* **PROBLEM REQUIREMENTS**
Copy down every line where the string "this" shows up.

Source code of charts:
──────────────────────────────

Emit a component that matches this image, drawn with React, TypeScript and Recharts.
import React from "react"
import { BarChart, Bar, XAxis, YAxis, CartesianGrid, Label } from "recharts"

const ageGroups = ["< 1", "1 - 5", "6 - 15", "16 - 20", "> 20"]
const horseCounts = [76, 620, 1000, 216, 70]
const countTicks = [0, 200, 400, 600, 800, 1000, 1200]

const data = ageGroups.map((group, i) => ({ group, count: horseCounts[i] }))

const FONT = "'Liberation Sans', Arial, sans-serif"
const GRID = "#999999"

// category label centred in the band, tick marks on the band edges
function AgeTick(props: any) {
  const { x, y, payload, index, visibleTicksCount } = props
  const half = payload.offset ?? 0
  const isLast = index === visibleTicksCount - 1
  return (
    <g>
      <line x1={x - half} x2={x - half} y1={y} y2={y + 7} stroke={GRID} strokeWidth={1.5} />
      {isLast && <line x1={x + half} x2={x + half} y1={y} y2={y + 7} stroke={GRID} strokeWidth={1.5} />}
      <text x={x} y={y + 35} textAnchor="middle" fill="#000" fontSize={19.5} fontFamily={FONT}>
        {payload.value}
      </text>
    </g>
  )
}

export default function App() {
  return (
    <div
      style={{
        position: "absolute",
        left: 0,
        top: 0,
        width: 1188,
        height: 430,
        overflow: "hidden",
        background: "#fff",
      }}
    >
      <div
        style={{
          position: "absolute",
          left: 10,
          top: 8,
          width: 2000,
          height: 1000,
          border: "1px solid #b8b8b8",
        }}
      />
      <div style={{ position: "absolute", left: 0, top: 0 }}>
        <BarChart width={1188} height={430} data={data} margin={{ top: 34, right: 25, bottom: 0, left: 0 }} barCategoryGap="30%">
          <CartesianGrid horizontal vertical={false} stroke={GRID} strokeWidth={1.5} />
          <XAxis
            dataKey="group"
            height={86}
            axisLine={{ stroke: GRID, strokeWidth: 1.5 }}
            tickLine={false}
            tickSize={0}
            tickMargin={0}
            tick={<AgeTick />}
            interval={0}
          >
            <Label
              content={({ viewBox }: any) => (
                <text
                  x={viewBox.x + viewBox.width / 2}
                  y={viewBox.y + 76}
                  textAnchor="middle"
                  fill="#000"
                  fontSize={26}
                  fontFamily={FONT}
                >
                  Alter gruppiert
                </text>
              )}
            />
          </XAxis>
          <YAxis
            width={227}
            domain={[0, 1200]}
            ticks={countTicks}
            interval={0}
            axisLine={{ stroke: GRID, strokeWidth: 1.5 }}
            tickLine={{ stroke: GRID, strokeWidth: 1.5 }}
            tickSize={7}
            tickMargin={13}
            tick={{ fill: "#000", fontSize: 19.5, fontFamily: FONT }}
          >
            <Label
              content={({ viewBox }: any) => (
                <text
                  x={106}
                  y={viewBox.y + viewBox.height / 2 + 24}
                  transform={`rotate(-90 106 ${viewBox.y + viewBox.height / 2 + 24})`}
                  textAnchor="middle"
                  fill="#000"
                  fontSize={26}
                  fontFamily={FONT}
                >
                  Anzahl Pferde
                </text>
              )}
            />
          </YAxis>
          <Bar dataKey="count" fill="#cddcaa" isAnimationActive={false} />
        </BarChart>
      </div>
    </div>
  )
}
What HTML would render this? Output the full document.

──────────────────────────────

* **WRITTEN SOLUTION**
Emit a component that matches this image, drawn with React, TypeScript and Recharts.
What HTML would render this? Output the full document.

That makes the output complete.